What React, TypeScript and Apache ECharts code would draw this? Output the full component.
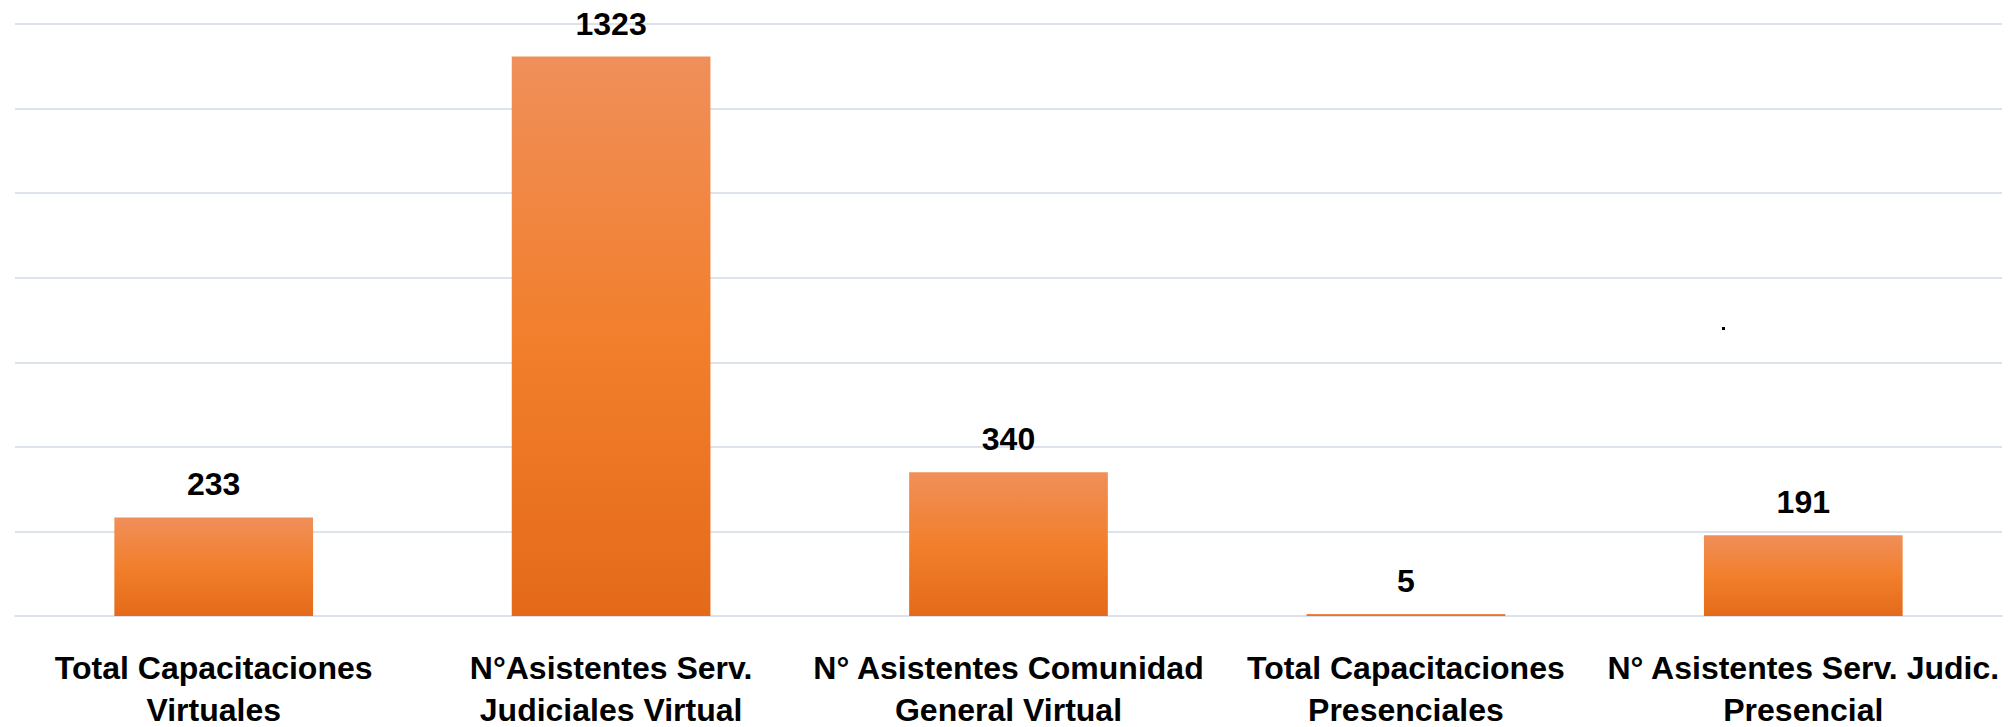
import React, { useEffect, useRef } from "react";
import * as echarts from "echarts";

const categories = [
  "Total Capacitaciones\nVirtuales",
  "N°Asistentes Serv.\nJudiciales Virtual",
  "N° Asistentes Comunidad\nGeneral Virtual",
  "Total Capacitaciones\nPresenciales",
  "N° Asistentes Serv. Judic.\nPresencial",
];
const values = [233, 1323, 340, 5, 191];

const FONT = "'Liberation Sans', Arial, sans-serif";

export default function App() {
  const ref = useRef<HTMLDivElement>(null);
  useEffect(() => {
    if (!ref.current) return;
    const chart = echarts.init(ref.current, undefined, { renderer: "svg" });
    chart.setOption({
      animation: false,
      backgroundColor: "#ffffff",
      grid: {
        left: 15,
        right: 8,
        top: 24,
        bottom: 111,
        containLabel: false,
        outerBoundsMode: "none",
      },
      xAxis: {
        type: "category",
        data: categories,
        axisTick: { show: false },
        axisLine: { show: true, lineStyle: { color: "#DDE3EA", width: 2 } },
        axisLabel: {
          interval: 0,
          margin: 31,
          color: "#000000",
          fontFamily: FONT,
          fontWeight: "bold",
          fontSize: 32,
          lineHeight: 42,
        },
      },
      yAxis: {
        type: "value",
        min: 0,
        max: 1400,
        interval: 200,
        axisLabel: { show: false },
        axisLine: { show: false },
        axisTick: { show: false },
        splitLine: { lineStyle: { color: "#DDE3EA", width: 2 } },
      },
      series: [
        {
          type: "bar",
          data: values,
          barCategoryGap: "50%",
          itemStyle: {
            color: new echarts.graphic.LinearGradient(0, 0, 0, 1, [
              { offset: 0, color: "#F08F5A" },
              { offset: 0.5, color: "#F27F2C" },
              { offset: 1, color: "#E46A1A" },
            ]),
          },
          label: {
            show: true,
            position: "top",
            distance: 17,
            color: "#000000",
            fontFamily: FONT,
            fontWeight: "bold",
            fontSize: 32,
          },
        },
      ],
      graphic: [
        {
          type: "rect",
          shape: { x: 1722, y: 327, width: 3, height: 3 },
          style: { fill: "#000000" },
        },
      ],
    });
    return () => chart.dispose();
  }, []);
  return (
    <div
      ref={ref}
      style={{ position: "absolute", left: 0, top: 0, width: 2010, height: 727 }}
    />
  );
}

────────────────────

▸ **Exercise directions**
Write out each line of the listing above, exactly, from its first line to the line holding "import * as", inclusive. Skip the pictures.

▸ **Final result**
What React, TypeScript and Apache ECharts code would draw this? Output the full component.
import React, { useEffect, useRef } from "react";
import * as echarts from "echarts";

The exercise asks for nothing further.